A maioria de nós vive acreditando nos próprios pensamentos, achando que nossa opinião é a correta, e a do outro é apenas o fruto de sua ignorância, que somos um ser à parte, que consegue ver o que o outro não vê.
Grande parte da humanidade está apegada à própria maneira de entender o “mundo”, presa à sua cultura e a modos de pensar que não foram cultivados por si, mas por outras pessoas, pelo “sistema”. E segue sem espaço interior para outras possibilidades de entender a si mesmo e a própria vida.
Uma vez ouvi um comentário de alguém que vinha de uma consulta com um psicólogo, dizendo, assustado e indignado: “Veja só que absurdo! Ele quer mudar minha maneira de pensar e de entender a vida!”. Um exemplo extremo, mas que ilustra o quanto somos apegados à nossa maneira de pensar, como se fosse a única e verdadeira.
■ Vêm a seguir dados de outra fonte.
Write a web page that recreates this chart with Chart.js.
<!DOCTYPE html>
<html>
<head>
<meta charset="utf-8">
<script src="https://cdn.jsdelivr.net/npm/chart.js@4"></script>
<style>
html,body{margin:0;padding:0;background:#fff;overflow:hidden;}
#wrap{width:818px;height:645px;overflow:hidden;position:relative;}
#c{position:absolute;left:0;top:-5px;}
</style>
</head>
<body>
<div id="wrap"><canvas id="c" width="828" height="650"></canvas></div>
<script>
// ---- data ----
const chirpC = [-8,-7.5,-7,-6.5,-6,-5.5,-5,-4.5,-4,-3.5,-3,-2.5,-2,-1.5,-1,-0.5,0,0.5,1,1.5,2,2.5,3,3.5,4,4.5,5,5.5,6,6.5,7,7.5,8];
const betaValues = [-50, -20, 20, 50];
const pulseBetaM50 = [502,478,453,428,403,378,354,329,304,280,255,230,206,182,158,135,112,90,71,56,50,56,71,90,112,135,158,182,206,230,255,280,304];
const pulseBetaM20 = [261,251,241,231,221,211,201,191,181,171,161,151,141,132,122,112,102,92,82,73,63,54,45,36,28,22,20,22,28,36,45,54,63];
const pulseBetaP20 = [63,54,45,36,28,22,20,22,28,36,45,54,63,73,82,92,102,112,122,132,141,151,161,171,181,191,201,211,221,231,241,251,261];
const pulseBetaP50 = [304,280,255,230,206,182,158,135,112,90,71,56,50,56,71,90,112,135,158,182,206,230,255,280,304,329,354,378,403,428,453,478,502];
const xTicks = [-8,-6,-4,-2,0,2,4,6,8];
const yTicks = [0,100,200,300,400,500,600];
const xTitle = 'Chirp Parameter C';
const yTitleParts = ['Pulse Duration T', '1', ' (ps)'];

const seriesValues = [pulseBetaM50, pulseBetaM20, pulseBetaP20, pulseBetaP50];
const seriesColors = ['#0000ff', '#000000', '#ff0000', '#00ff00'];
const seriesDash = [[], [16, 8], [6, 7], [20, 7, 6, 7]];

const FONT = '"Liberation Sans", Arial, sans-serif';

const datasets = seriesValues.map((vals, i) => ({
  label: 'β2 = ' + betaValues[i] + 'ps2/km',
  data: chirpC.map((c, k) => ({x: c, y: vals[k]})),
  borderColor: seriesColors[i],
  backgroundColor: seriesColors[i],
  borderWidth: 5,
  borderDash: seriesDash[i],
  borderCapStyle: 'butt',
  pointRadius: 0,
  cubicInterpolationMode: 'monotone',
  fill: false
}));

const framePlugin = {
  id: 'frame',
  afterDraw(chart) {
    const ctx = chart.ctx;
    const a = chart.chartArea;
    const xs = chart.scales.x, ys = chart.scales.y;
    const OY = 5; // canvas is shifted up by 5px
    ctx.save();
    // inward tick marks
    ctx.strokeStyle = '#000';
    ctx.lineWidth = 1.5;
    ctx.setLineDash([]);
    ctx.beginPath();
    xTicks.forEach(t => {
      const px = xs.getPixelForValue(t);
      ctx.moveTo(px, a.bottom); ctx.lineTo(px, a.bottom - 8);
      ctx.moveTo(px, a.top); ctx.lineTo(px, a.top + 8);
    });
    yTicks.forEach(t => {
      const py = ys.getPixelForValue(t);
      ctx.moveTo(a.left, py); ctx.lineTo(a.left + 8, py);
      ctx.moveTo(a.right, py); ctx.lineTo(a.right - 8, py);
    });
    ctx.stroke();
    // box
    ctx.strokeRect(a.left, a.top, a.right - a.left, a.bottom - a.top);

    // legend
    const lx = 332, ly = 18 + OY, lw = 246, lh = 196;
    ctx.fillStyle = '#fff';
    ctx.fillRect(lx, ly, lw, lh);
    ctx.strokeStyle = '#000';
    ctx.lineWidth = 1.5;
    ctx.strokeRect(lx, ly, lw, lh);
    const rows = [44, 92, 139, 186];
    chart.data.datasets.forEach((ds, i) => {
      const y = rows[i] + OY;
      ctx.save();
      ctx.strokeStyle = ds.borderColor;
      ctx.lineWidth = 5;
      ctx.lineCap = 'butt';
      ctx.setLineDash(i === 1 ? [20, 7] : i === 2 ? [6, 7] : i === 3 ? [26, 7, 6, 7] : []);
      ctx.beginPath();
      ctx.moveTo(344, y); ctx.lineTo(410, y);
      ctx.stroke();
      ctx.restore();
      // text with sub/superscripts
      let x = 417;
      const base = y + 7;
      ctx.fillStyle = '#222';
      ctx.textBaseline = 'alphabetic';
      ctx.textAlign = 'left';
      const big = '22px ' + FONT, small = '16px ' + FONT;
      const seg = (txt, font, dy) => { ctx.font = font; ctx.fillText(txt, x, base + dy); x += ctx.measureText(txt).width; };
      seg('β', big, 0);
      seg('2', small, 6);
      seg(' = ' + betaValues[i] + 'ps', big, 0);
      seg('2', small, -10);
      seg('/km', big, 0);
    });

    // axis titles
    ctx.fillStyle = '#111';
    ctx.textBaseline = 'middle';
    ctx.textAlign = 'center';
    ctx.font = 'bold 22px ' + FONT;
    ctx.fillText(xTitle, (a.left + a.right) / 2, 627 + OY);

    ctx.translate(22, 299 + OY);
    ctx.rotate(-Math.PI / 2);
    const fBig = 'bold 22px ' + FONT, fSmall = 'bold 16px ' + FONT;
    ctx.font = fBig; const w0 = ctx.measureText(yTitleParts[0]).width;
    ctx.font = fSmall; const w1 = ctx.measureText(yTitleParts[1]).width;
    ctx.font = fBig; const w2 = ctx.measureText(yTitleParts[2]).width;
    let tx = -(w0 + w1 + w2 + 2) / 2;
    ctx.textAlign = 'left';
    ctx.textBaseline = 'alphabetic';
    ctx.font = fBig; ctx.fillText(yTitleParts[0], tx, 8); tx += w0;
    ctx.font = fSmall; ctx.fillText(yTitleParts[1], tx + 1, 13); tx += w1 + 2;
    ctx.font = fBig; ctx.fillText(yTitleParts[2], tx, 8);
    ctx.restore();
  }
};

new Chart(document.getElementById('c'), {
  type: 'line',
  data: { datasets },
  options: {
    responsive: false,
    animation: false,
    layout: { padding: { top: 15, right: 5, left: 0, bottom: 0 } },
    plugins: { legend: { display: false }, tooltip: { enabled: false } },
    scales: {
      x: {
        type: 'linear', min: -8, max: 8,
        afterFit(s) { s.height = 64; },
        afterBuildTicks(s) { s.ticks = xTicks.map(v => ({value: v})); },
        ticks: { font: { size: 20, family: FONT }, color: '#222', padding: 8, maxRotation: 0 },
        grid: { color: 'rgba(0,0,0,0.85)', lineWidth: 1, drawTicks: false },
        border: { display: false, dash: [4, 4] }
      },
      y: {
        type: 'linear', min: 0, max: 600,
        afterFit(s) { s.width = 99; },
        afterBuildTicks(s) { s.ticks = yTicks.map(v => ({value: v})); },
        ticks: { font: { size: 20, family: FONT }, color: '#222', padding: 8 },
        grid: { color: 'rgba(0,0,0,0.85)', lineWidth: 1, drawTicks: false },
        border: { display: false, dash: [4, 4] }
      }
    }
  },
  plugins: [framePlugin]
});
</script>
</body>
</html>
Nossa visão egóica, egocêntrica, é fruto da cultura e da pressão que ela exerce em ser hegemônica. Cultura que busca a própria sobrevivência e, no limite, justifica as guerras, voltadas basicamente ao roubo e ao extermínio de outras culturas. Somos conduzidos por grupos que se mantêm no poder à custa de vender-nos ideias e “tradições” de que somos melhores e, portanto, mais merecedores que os outros e com direito de submetê-los.
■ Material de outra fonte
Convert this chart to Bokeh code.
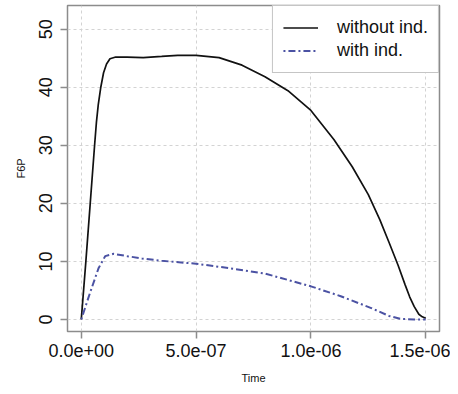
from bokeh.plotting import figure
from bokeh.models import Range1d, FixedTicker, Legend, LegendItem
from bokeh.embed import file_html
from bokeh.resources import INLINE

# ---- data ----
time_without = [0.0, 0.2e-7, 0.39e-7, 0.58e-7, 0.66e-7, 0.74e-7, 0.85e-7, 0.97e-7, 1.1e-7,
                1.25e-7, 1.5e-7, 2.0e-7, 2.7e-7, 3.5e-7, 4.2e-7, 5.0e-7, 6.0e-7, 7.0e-7,
                8.0e-7, 9.0e-7, 10.0e-7, 11.0e-7, 11.8e-7, 12.5e-7, 13.0e-7, 13.4e-7,
                13.8e-7, 14.1e-7, 14.3e-7, 14.5e-7, 14.7e-7, 14.85e-7, 15.0e-7]
f6p_without = [0.0, 10.0, 20.0, 30.0, 34.0, 37.0, 40.0, 42.5, 44.0,
               44.9, 45.2, 45.2, 45.1, 45.3, 45.5, 45.5, 45.1, 43.8,
               41.8, 39.4, 36.0, 31.0, 26.3, 21.5, 17.2, 13.3,
               9.3, 6.0, 3.9, 2.2, 0.9, 0.45, 0.2]

time_with = [0.0, 0.4e-7, 0.75e-7, 1.04e-7, 1.4e-7, 2.0e-7, 2.64e-7, 3.5e-7, 5.0e-7,
             6.5e-7, 8.0e-7, 10.0e-7, 11.3e-7, 12.6e-7, 13.4e-7, 13.9e-7, 14.5e-7, 15.0e-7]
f6p_with = [0.0, 4.8, 8.8, 10.9, 11.3, 10.9, 10.5, 10.1, 9.6,
            8.8, 7.9, 5.7, 4.0, 2.0, 0.6, 0.1, 0.0, 0.0]

x_ticks = [0.0, 5e-7, 1e-6, 1.5e-6]
x_tick_labels = ["0.0e+00", "5.0e-07", "1.0e-06", "1.5e-06"]
y_ticks = [0, 10, 20, 30, 40, 50]
series_labels = ["without ind.", "with ind."]

FONT = "Liberation Sans"
GRAY = "#8c8c8c"

p = figure(width=450, height=386, output_backend="svg", toolbar_location=None,
           x_range=Range1d(-6e-8, 1.56e-6), y_range=Range1d(-2.08, 54.08),
           min_border_left=67, min_border_right=11, min_border_top=5, min_border_bottom=50)

p.background_fill_color = "white"
p.border_fill_color = "white"
p.outline_line_color = GRAY
p.outline_line_width = 1.5

# grids
for g in (p.xgrid, p.ygrid):
    g.grid_line_color = "#d3d3d3"
    g.grid_line_dash = "3 3"
    g.grid_line_width = 1
p.xgrid.ticker = FixedTicker(ticks=x_ticks)
p.ygrid.ticker = FixedTicker(ticks=y_ticks)

# axes
p.xaxis.ticker = FixedTicker(ticks=x_ticks)
p.xaxis.major_label_overrides = {t: l for t, l in zip(x_ticks, x_tick_labels)}
p.yaxis.ticker = FixedTicker(ticks=y_ticks)
p.yaxis.major_label_orientation = "vertical"
for ax in (p.xaxis, p.yaxis):
    ax.axis_line_color = None
    ax.major_tick_line_color = GRAY
    ax.major_tick_line_width = 1.5
    ax.major_tick_out = 7
    ax.major_tick_in = 0
    ax.minor_tick_line_color = None
    ax.major_label_text_font = FONT
    ax.major_label_text_font_size = "18px"
    ax.major_label_text_color = "#111111"
    ax.axis_label_text_font = FONT
    ax.axis_label_text_font_size = "11px"
    ax.axis_label_text_font_style = "normal"
    ax.axis_label_text_color = "#111111"
p.xaxis.axis_label = "Time"
p.yaxis.axis_label = "F6P"
p.xaxis.major_label_standoff = 5
p.yaxis.major_label_standoff = 8
p.xaxis.axis_label_standoff = 12
p.yaxis.axis_label_standoff = 10

r1 = p.line(time_without, f6p_without, line_color="#111111", line_width=1.7)
r2 = p.line(time_with, f6p_with, line_color="#4b52a3", line_width=2, line_dash="2 3 7 3")

legend = Legend(items=[LegendItem(label=series_labels[0], renderers=[r1]),
                       LegendItem(label=series_labels[1], renderers=[r2])],
                location="top_right")
legend.margin = 0
legend.padding = 10
legend.spacing = 0
legend.glyph_width = 35
legend.glyph_height = 23
legend.label_height = 23
legend.label_standoff = 19
legend.label_text_font = FONT
legend.label_text_font_size = "18px"
legend.label_text_color = "#111111"
legend.border_line_color = GRAY
legend.border_line_width = 1.5
legend.background_fill_color = "white"
legend.background_fill_alpha = 1.0
p.add_layout(legend)

open("out.html", "w").write(file_html(p, INLINE))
Ao longo da história da humanidade, muitos ousaram discordar e foram queimados em fogueiras, torturados, crucificados, assassinados, desonrados, amaldiçoados, eliminados. São milênios de violência e destruição, e aqueles que buscam alternativas muitas vezes se afastam, isolam, sentem-se não pertencendo a este mundo.
Buscadores, mestres, filósofos e sábios tentam nos ensinar a amar sem julgar, a cultivar a paz, a perceber que aquilo que chamamos de realidade são meras ilusões criadas por nossos pensamentos, nossas mentes.
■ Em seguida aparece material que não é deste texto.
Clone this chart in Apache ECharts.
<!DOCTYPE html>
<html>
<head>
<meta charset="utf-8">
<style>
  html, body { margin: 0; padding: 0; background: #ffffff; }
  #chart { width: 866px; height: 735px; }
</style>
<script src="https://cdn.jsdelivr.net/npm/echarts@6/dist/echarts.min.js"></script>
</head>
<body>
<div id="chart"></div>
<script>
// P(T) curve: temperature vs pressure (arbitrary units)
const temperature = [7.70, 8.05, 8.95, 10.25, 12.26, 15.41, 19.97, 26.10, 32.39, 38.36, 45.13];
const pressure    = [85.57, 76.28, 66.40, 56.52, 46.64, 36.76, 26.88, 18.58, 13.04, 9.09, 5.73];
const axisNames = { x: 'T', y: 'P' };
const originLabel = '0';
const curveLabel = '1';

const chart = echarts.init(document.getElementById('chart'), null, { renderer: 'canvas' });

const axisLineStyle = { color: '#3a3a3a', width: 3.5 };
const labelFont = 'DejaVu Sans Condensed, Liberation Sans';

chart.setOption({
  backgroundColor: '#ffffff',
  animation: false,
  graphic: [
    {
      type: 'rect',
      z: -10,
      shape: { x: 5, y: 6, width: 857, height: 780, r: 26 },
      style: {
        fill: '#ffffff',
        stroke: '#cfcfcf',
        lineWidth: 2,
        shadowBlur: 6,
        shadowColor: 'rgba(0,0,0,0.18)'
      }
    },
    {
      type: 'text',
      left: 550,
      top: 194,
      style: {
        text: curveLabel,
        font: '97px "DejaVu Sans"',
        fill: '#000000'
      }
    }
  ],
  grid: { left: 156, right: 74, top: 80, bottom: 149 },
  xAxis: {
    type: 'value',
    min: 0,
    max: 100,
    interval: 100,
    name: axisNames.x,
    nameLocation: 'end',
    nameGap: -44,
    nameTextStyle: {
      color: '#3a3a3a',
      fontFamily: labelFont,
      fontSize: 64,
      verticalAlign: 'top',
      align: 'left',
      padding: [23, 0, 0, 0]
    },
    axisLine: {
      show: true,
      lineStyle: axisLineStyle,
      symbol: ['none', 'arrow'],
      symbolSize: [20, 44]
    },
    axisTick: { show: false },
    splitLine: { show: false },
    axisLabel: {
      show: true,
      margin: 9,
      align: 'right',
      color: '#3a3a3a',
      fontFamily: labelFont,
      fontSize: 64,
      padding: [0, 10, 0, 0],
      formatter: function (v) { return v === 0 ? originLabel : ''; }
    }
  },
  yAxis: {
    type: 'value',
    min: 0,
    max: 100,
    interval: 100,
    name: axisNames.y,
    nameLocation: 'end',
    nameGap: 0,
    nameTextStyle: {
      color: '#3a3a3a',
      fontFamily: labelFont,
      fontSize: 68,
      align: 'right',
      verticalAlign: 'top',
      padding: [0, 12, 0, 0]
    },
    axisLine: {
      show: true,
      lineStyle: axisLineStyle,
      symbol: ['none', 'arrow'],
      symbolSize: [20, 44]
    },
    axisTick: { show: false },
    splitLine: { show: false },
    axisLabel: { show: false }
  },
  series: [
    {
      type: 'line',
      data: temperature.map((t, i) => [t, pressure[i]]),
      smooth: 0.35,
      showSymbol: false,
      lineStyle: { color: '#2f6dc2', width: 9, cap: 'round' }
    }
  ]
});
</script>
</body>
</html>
A busca de entender o mundo de maneira diversa, mesmo quando resiste a obstáculos, pode passar por processos intensos de descrença, sofrimento e angústia. São muitas as pessoas deprimidas, amarguradas, suicidas, abandonadas. Algumas, porém, persistem na busca de assimilar o que os sábios ensinam, que é basicamente prestar atenção aos próprios pensamentos e vibrações, à maneira de nos relacionarmos com o “mundo”. O que sustenta essa busca geralmente é a insatisfação, o sofrimento. Mas a maioria não sabe como buscar, nem onde. E tenta mudar o “mundo” como se ele se resumisse ao lado de fora, ao outro, como se dentro estivesse tudo em ordem.
O que os sábios pacientemente vêm ensinando ao longo dos séculos é que essa busca é interna, que o “mundo” a ser enfrentado, entendido e transformado está dentro de cada um. Que para aprender é preciso prestar atenção à nossa maneira de ver, sentir, analisar, classificar e julgar o que chega até nós, que cria o nosso ponto de vista particular, já filtrado pela cultura e pela nossa memória.
Aprender como particularmente entendemos o mundo pode nos permitir vê-lo de fato, ou seja, vê-lo como uma mera interpretação que fazemos dele, e à qual nos aferramos. É um passo importante na jornada da vida, um processo intenso, que exige forte intenção e contínua atenção. Todas as grandes tradições da humanidade afirmam isso: Ser testemunha e observador de si mesmo é a essência da nossa experiência da vida, a única e grande meta. Mais que alcançar uma consciência abrangente, é trilhar o caminho de compreensão que nos leva a testemunhar o que a vida é de fato.
São imensas as atuais trevas de violência, ignorância, catástrofes e dor, desde nossos mundos pessoais, na família e no trabalho, até no plano planetário, com mudanças climáticas, geopolíticas e econômicas. Procurar testemunhar a vida sem tanto apego ao que achamos que somos e sabemos parece ser agora nosso maior desafio e quem sabe, nossa melhor esperança.